Summary – Caloric restriction is recognized for its health benefits and life-extending properties, yet the specifics of its effects, particularly on brain protection, are not fully understood. Researchers have recently identified the significant role of a gene named OXR1, essential in extending lifespan through dietary restriction and crucial for the maintenance of brain health during aging.
Kenneth Wilson, Ph.D., a Buck postdoc and the study’s first author, emphasizes the unexpected impact of dietary choices on brain health. “When people restrict food intake, they might think about effects on digestion or fat, but not the brain,” he said. The study, published in Nature Communications on January 11, 2024, reveals that OXR1 is vital in the brain, hinting at deeper connections between diet and neural well-being.
Neuroprotection and Aging: The Role of Diet
The Buck team’s research, using fruit flies and human cells, demonstrates how dietary restriction can delay aging and slow neurodegenerative disease progression.

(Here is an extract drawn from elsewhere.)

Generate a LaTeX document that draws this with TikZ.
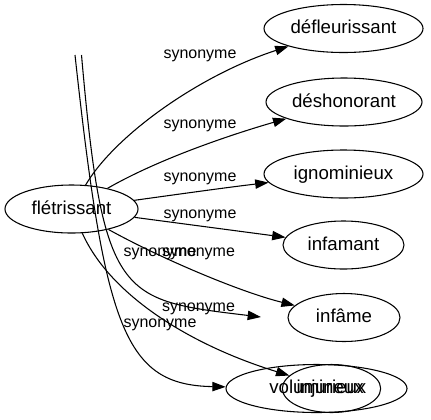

This work pinpoints potential therapeutic targets to combat aging and related neurological disorders.
Buck Professor Pankaj Kapahi, Ph.D., co-senior author, highlights a neuron-specific response underpinning dietary restriction’s neuroprotective effects. “Limiting nutrients through intermittent fasting or caloric restriction may enhance OXR1 levels, mediating protection,” he explains. Buck Professor Lisa Ellerby, Ph.D., adds that OXR1 serves as a crucial factor in brain resilience against aging and neurological diseases.
The study began by examining around 200 strains of fruit flies on normal and restricted diets. This led to the identification of five genes, including “mustard” (mtd) in flies and “Oxidation Resistance 1” (OXR1) in humans and mice, influencing longevity under dietary restriction. The loss of OXR1 in humans results in severe neurological issues and early death, while its abundance in mice enhances survival in amyotrophic lateral sclerosis (ALS) models.
The link between brain aging, neurodegeneration, and lifespan is further explored through the role of OXR1 in the retromer complex, crucial for recycling cellular proteins and lipids. Wilson notes, “The retromer is significant in neurons, as it decides the fate of proteins entering the cell.” Dysfunctions in this complex are linked to Alzheimer’s and Parkinson’s, diseases mitigated by dietary restriction.
The team’s findings reveal how dietary restriction slows brain aging via mtd/OXR1’s role in maintaining retromer function. “Eating less enhances the sorting of proteins in cells by boosting OXR1 expression,” Wilson concludes.
The study opens new avenues, with researchers now aiming to find compounds that elevate OXR1 levels, potentially delaying brain aging and extending lifespan.